• _Data excerpt_

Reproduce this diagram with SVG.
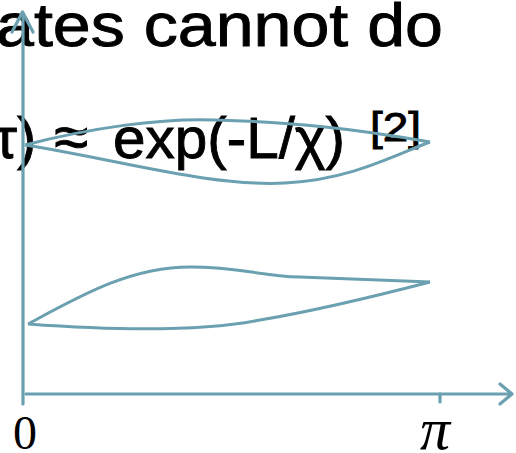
<svg xmlns="http://www.w3.org/2000/svg" width="516" height="453" viewBox="0 0 516 453">
<style>
.ax{fill:none;stroke:#6aa0b0;stroke-width:3.2;stroke-linecap:round;stroke-linejoin:round}
.cv{fill:none;stroke:#6aa0b0;stroke-width:3;stroke-linejoin:round}
.t{font-family:"Liberation Sans","DejaVu Sans",sans-serif;fill:#000;stroke:#000;stroke-width:0.9}
.m{font-family:"Liberation Serif","DejaVu Serif",serif;fill:#000}
</style>
<rect width="516" height="453" fill="#fff"/>
<g id="title">
<text class="t" x="-4" y="46" font-size="62" textLength="447" lengthAdjust="spacingAndGlyphs">ates cannot do</text>
</g>
<g id="formula">
<text class="t" x="-6" y="158" font-size="58">τ)</text>
<text class="t" x="54" y="158" font-size="62">≈</text>
<text class="t" x="113" y="158" font-size="58" textLength="232" lengthAdjust="spacingAndGlyphs">exp(-L/χ)</text>
<text class="t" x="370" y="141" font-size="40" textLength="51" lengthAdjust="spacingAndGlyphs">[2]</text>
</g>
<g id="axes">
<path class="ax" d="M23,404 L23,13"/>
<path class="ax" d="M12,32 L22.5,12 L33,32"/>
<path class="ax" d="M26,394 L511,394"/>
<path class="ax" d="M500,384 L512,394 L500,404"/>
<path class="ax" d="M440,394 L440,402" stroke-width="2.5"/>
</g>
<g id="labels">
<text class="m" x="13" y="449" font-size="48">0</text>
<text class="m" x="420" y="449" font-size="60" font-style="italic">π</text>
</g>
<g id="curves">
<path class="cv" d="M25,145 C 90,128 160,118 215,120 C 290,122 350,128 430,142"/>
<path class="cv" d="M25,145 C 120,160 210,187 285,183 C 350,180 395,155 430,142"/>
<path class="cv" d="M28,324 C 80,296 130,267 190,267 C 240,267 260,276 300,277 L 430,282"/>
<path class="cv" d="M28,324 C 110,330 200,332 260,320 C 320,310 380,295 430,282"/>
</g>
</svg>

• _Your instructions_
Leave the pictures out and output the rest of the listing exactly.

• _Full answer_
Reproduce this diagram with SVG.
<svg xmlns="http://www.w3.org/2000/svg" width="516" height="453" viewBox="0 0 516 453">
<style>
.ax{fill:none;stroke:#6aa0b0;stroke-width:3.2;stroke-linecap:round;stroke-linejoin:round}
.cv{fill:none;stroke:#6aa0b0;stroke-width:3;stroke-linejoin:round}
.t{font-family:"Liberation Sans","DejaVu Sans",sans-serif;fill:#000;stroke:#000;stroke-width:0.9}
.m{font-family:"Liberation Serif","DejaVu Serif",serif;fill:#000}
</style>
<rect width="516" height="453" fill="#fff"/>
<g id="title">
<text class="t" x="-4" y="46" font-size="62" textLength="447" lengthAdjust="spacingAndGlyphs">ates cannot do</text>
</g>
<g id="formula">
<text class="t" x="-6" y="158" font-size="58">τ)</text>
<text class="t" x="54" y="158" font-size="62">≈</text>
<text class="t" x="113" y="158" font-size="58" textLength="232" lengthAdjust="spacingAndGlyphs">exp(-L/χ)</text>
<text class="t" x="370" y="141" font-size="40" textLength="51" lengthAdjust="spacingAndGlyphs">[2]</text>
</g>
<g id="axes">
<path class="ax" d="M23,404 L23,13"/>
<path class="ax" d="M12,32 L22.5,12 L33,32"/>
<path class="ax" d="M26,394 L511,394"/>
<path class="ax" d="M500,384 L512,394 L500,404"/>
<path class="ax" d="M440,394 L440,402" stroke-width="2.5"/>
</g>
<g id="labels">
<text class="m" x="13" y="449" font-size="48">0</text>
<text class="m" x="420" y="449" font-size="60" font-style="italic">π</text>
</g>
<g id="curves">
<path class="cv" d="M25,145 C 90,128 160,118 215,120 C 290,122 350,128 430,142"/>
<path class="cv" d="M25,145 C 120,160 210,187 285,183 C 350,180 395,155 430,142"/>
<path class="cv" d="M28,324 C 80,296 130,267 190,267 C 240,267 260,276 300,277 L 430,282"/>
<path class="cv" d="M28,324 C 110,330 200,332 260,320 C 320,310 380,295 430,282"/>
</g>
</svg>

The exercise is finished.